The appeal was dismissed with costs.
A tacit (stilswyende) term will only be implied into a contract where the court is satisfied that there was indeed an intention that the term be incorporated and that all parties to the contract had such intention. The 'officious bystander test' requires that if an outsider had asked the parties at the time of contract formation what would happen in a particular situation, both would reply promptly and unanimously that a particular consequence would follow. For a tacit term to be implied: (1) it must be capable of clear formulation; (2) both parties must, without hesitation, have agreed to it if asked; (3) if one party would need to consider the matter or seek clarification, the term fails the test. The appointment of a professional (such as an accountant) does not carry predefined obligations - the functions and duties depend on what is specifically instructed. Even where a professional has specialized knowledge in a particular area, this does not create an automatic ongoing duty to provide advice in that area unless specifically agreed. The conduct of parties after contract formation may be examined to determine whether it is consistent with the alleged implied term.
The court noted that DSR-benefits schemes (Schemes 3 and 4) operated from April 1982 to June 1990 and May 1991 to September 1996 respectively, providing incentives for industrial development in decentralized areas.
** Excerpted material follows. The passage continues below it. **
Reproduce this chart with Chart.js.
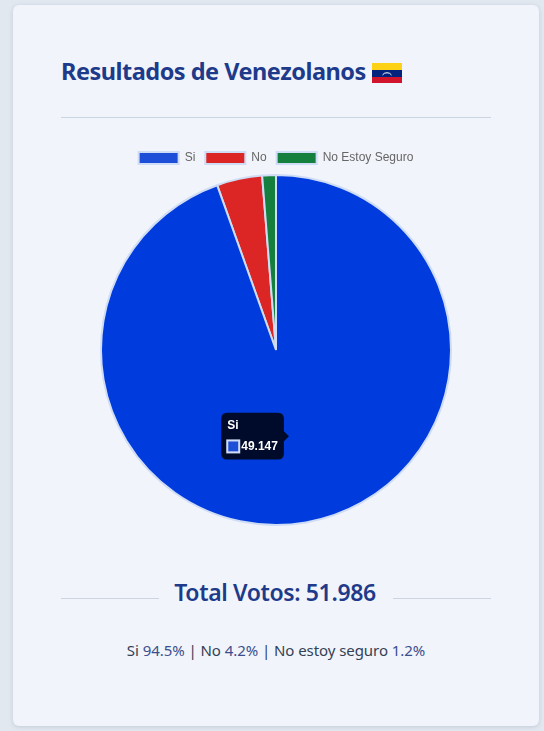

Knowledge of DSR-benefits requirements did not form part of chartered accountants' training, though some individual accountants acquired expertise through seminars. The court observed that the Decentralisation Board had wide discretion in determining eligibility, and some rules were only known through continuous contact with the Board, requiring considerable expertise. The court commented that it would be unreasonable to conclude that Havenga would undertake a vague obligation to advise continuously without any reservation or inquiry, particularly given expert evidence that DSR-specialists would insist on contractual terms requiring clients to inform them early of planned expansions. The court noted that in 1982, when the contract was formed, the appellant's business was in financial difficulty, making it unlikely he would agree to an arrangement creating indefinite future financial obligations.
This case is significant for South African contract law and professional negligence law as it clarifies the strict requirements for establishing implied terms in contracts, particularly in professional service relationships. It emphasizes that professional appointments (such as accountants) do not carry predefined obligations beyond what is specifically instructed or clearly implied. The judgment reinforces the application of the 'officious bystander test' for tacit terms and confirms that such terms will only be recognized where there is a high degree of certainty that both parties intended the term to form part of their agreement. It is particularly relevant for professional liability cases involving accountants and other professionals, establishing that general retainer relationships do not automatically include obligations to provide proactive advice on specialized matters unless specifically agreed.